En tant que candidat, il était plutôt ouvert à la discussion sur les sujets crypto, cela nous semble donc être une bonne nouvelle pour avancer. Nous avions déjà plusieurs projets pour avancer avec le gouvernement précédent, le nouveau devrait s’inscrire dans cette continuité et préserver ces ambitions-là, c’est en tout cas ce que nous espérons. Nous souhaitons une vraie impulsion politique favorable à l’endroit des acteurs crypto. Qu’ils soient inscrits au coeur de la stratégie française en matière de souveraineté numérique. Du point de vue de la souveraineté monétaire, il faut absolument encourager dès à présent le développement de stablecoins euro en France, et pas que l’on compte uniquement sur un euro numérique plus tard.
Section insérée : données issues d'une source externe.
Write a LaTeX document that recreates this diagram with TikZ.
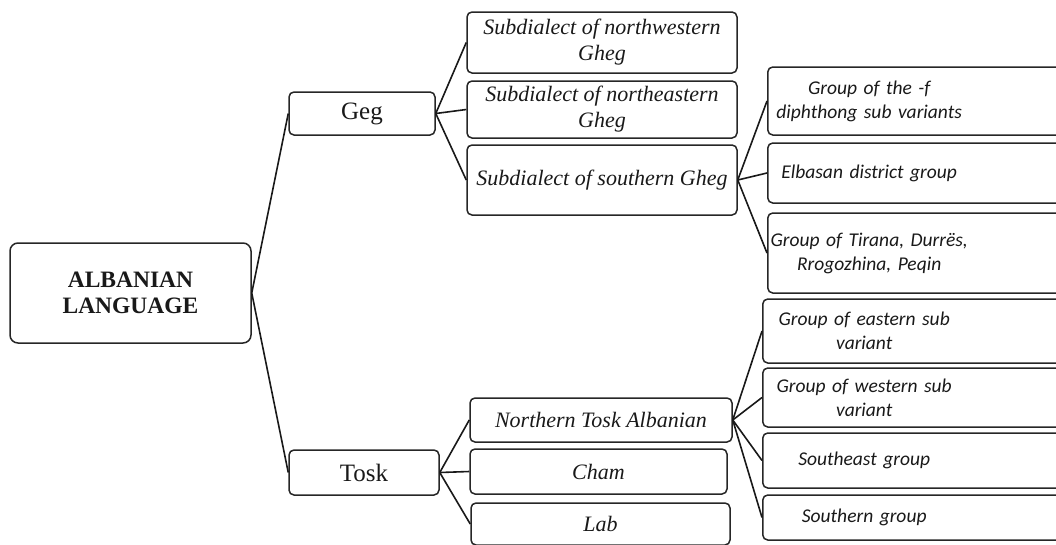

Il faut résoudre les multiples écueils associés au financement de l’industrie, ses relations difficiles avec les acteurs bancaires et financiers traditionnels, les défauts de supervision du régime PSAN. Si dans 5 ans, le gouvernement ne s’est pas saisi de l’enjeu de développer une industrie forte et compétitive en France, il sera trop tard. L’Adan sera présente pour accompagner ces actions.